Mientras pronunciaba estas palabras se preguntó si no habría cometido una equivocación. Mills era un buen hombre, consciente y experimentado, pero con tendencias a ser algo prolijo, igual que otros veteranos, entre los que el propio Metz se incluía con inclinaciones a volverse impaciente.

Mills esa noche le sorprendió.

—Si no te importa, voy a omitir lo ocurrido hasta las seis cincuenta. A esta hora ha sido cuando ella ha salido de su apartamento y se ha dirigido a Beverly Hills. A las siete y diez entraba en el aparcamiento subterráneo del edificio Kiereck, en Bedford.

—La consulta de Leverett —dijo Russ.

—Ya lo sé —asintió Metz—. Cierre el pico y escuche.

Metz siguió su propio consejo y se puso a escuchar mientras Mills continuaba hablando. Mills había aparcado delante hasta que vio salir otra vez a Lori a las siete cincuenta y ocho, pero casi le había perdido el rastro porque ella había salido como pasajera en otro coche, un Cadillac azul del 87.

—He anotado la matrícula —añadió Mills.

—No era necesario. ¿Se trata de un hombre de cabello gris, de mediana edad y bien trajeado?

—Exacto.

—Anthony Leverett, doctor en medicina. ¿A dónde han ido?

—Aunque parezca raro, se han dirigido al cementerio de Hopeland.

Ahora Metz estaba interesado en escuchar los detalles. Hora de llegada, a las ocho cincuenta y cinco. Destino, sepulturas de la familia Fairmount. Como el cementerio disponía solo de una salida, Mills no había tenido necesidad de seguirlos una vez dentro. La información sobre el lugar de las tumbas se la había facilitado el portero después de que Mills dejara el coche aparcado en la calle. El Cadillac azul del modelo 87 había vuelto a salir a las nueve y veintiún minutos.

—¿Qué ha pasado después? —Metz miró su reloj mientras hablaba—. ¿Dónde estás tú ahora?
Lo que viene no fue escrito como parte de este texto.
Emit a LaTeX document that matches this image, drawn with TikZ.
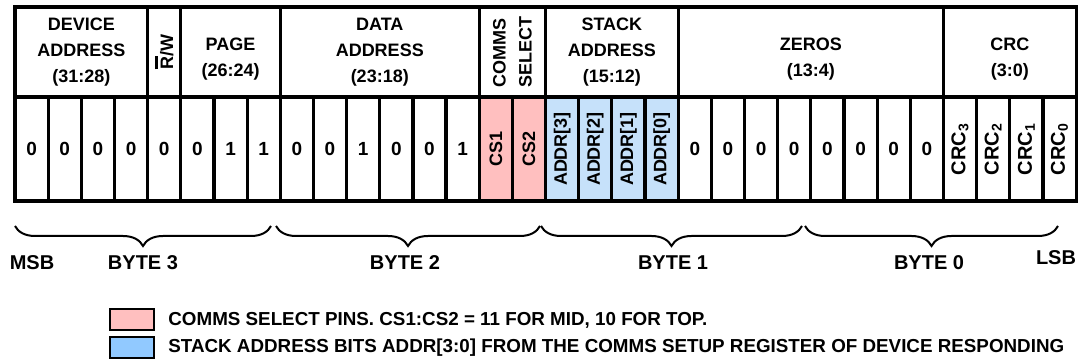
\documentclass[tikz,border=0pt]{standalone}
\usepackage{fontspec}
\setmainfont{Liberation Sans}
\usetikzlibrary{decorations.pathreplacing}
\definecolor{ink}{HTML}{000000}
\definecolor{csfill}{HTML}{FFBFBF}
\definecolor{addrfill}{HTML}{C6E1FA}
\definecolor{addrkey}{HTML}{91C9FF}
\newcommand{\rbar}{\rlap{\rule[7.7pt]{6.5pt}{1.5pt}}R}
\tikzset{
  every node/.style={font=\fontsize{9}{13}\selectfont\bfseries,text=ink},
  field/.style={draw=ink,line width=1.6pt,minimum width=#1*16.58pt,minimum height=45pt,inner sep=0pt,align=center},
  vfield/.style={draw=ink,line width=1.6pt,minimum width=45pt,minimum height=#1*16.58pt,inner sep=0pt,align=left,rotate=90},
  bit/.style={draw=ink,line width=1.6pt,minimum width=16.58pt,minimum height=52pt,inner sep=0pt,font=\fontsize{9.5}{12}\selectfont\bfseries},
  vbit/.style={bit,minimum width=52pt,minimum height=16.58pt,rotate=90,font=\fontsize{9}{12}\selectfont\bfseries},
  csbit/.style={vbit,fill=csfill},
  addrbit/.style={vbit,fill=addrfill},
  crcbit/.style={vbit,font=\fontsize{10}{12}\selectfont\bfseries},
  brace/.style={decorate,decoration={brace,amplitude=10pt,mirror},line width=1pt,draw=ink},
  bytelbl/.style={font=\fontsize{10}{12}\selectfont\bfseries},
  key/.style={draw=ink,line width=1.2pt,minimum width=22pt,minimum height=10.5pt,inner sep=0pt},
  keytext/.style={anchor=base west,inner sep=0pt,font=\fontsize{9.4}{11}\selectfont\bfseries},
}
\begin{document}
\begin{tikzpicture}[x=0.5pt,y=0.5pt]
  \useasboundingbox (0,0) rectangle (1079,363);
  % header fields
  \node[field=4] (devaddr) at ({15+33.16*2},311) {DEVICE\\ADDRESS\\(31:28)};
  \node[vfield=1] (rw) at ({15+33.16*4.5},311) {\rbar/W};
  \node[field=3] (page) at ({15+33.16*6.5},311) {\mbox{}\\PAGE\\(26:24)};
  \node[field=6] (dataaddr) at ({15+33.16*11},311) {DATA\\ADDRESS\\(23:18)};
  \node[vfield=2] (commsel) at ({15+33.16*15},311) {COMMS\\SELECT};
  \node[field=4] (stackaddr) at ({15+33.16*18},311) {STACK\\ADDRESS\\(15:12)};
  \node[field=8] (zeros) at ({15+33.16*24},311) {\mbox{}\\ZEROS\\(13:4)};
  \node[field=4] (crc) at ({15+33.16*30},311) {\mbox{}\\CRC\\(3:0)};

  % bit cells
  \foreach \v [count=\i from 0] in {0,0,0,0,0,0,1,1,0,0,1,0,0,1}
    \node[bit] (c\i) at ({15+33.16*(\i+0.5)},214) {\v};
  \foreach \v [count=\i from 14] in {CS1,CS2}
    \node[csbit] (c\i) at ({15+33.16*(\i+0.5)},214) {\v};
  \foreach \v [count=\i from 16] in {3,2,1,0}
    \node[addrbit] (c\i) at ({15+33.16*(\i+0.5)},214) {ADDR[\v]};
  \foreach \i in {20,...,27}
    \node[bit] (c\i) at ({15+33.16*(\i+0.5)},214) {0};
  \foreach \v [count=\i from 28] in {3,2,1,0}
    \node[crcbit] (c\i) at ({15+33.16*(\i+0.5)},214) {CRC\textsubscript{\v}};

  % byte braces
  \coordinate (byte3w) at (15,137);  \coordinate (byte3e) at (271,137);
  \coordinate (byte2w) at (276,137); \coordinate (byte2e) at (540,137);
  \coordinate (byte1w) at (541,137); \coordinate (byte1e) at (802,137);
  \coordinate (byte0w) at (805,137); \coordinate (byte0e) at (1058,137);
  \draw[brace] (byte3w) -- (byte3e);
  \draw[brace] (byte2w) -- (byte2e);
  \draw[brace] (byte1w) -- (byte1e);
  \draw[brace] (byte0w) -- (byte0e);
  \node[bytelbl] (msb) at (32,100) {MSB};
  \node[bytelbl] (byte3) at (143,100) {BYTE 3};
  \node[bytelbl] (byte2) at (405,100) {BYTE 2};
  \node[bytelbl] (byte1) at (673,100) {BYTE 1};
  \node[bytelbl] (byte0) at (929,100) {BYTE 0};
  \node[bytelbl] (lsb) at (1056,105) {LSB};

  % legend
  \node[key,fill=csfill] (cskey) at (132,43.5) {};
  \node[key,fill=addrkey] (addrkey) at (132,15.5) {};
  \node[keytext] (cstext) at (168,37) {COMMS SELECT PINS. CS1:CS2 = 11 FOR MID, 10 FOR TOP.};
  \node[keytext] (addrtext) at (168,10) {STACK ADDRESS BITS ADDR[3:0] FROM THE COMMS SETUP REGISTER OF DEVICE RESPONDING};
\end{tikzpicture}
\end{document}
—Estoy hablando desde la esquina próxima a un edificio abandonado de South Allister. No he podido ver el número.

—¿Puede ser el 4-9-0?

—Está en la manzana cuatrocientos. Podría ser.

—¿Y han aparcado allí?

—En un principio, si.

—¿Qué significa eso de en un principio?

—Por eso llamo. Como ya he dicho, se trata de una casa abandonada. Por su aspecto, hace años que no vive nadie en ella. Sin embargo, ahora están los dos ahí dentro.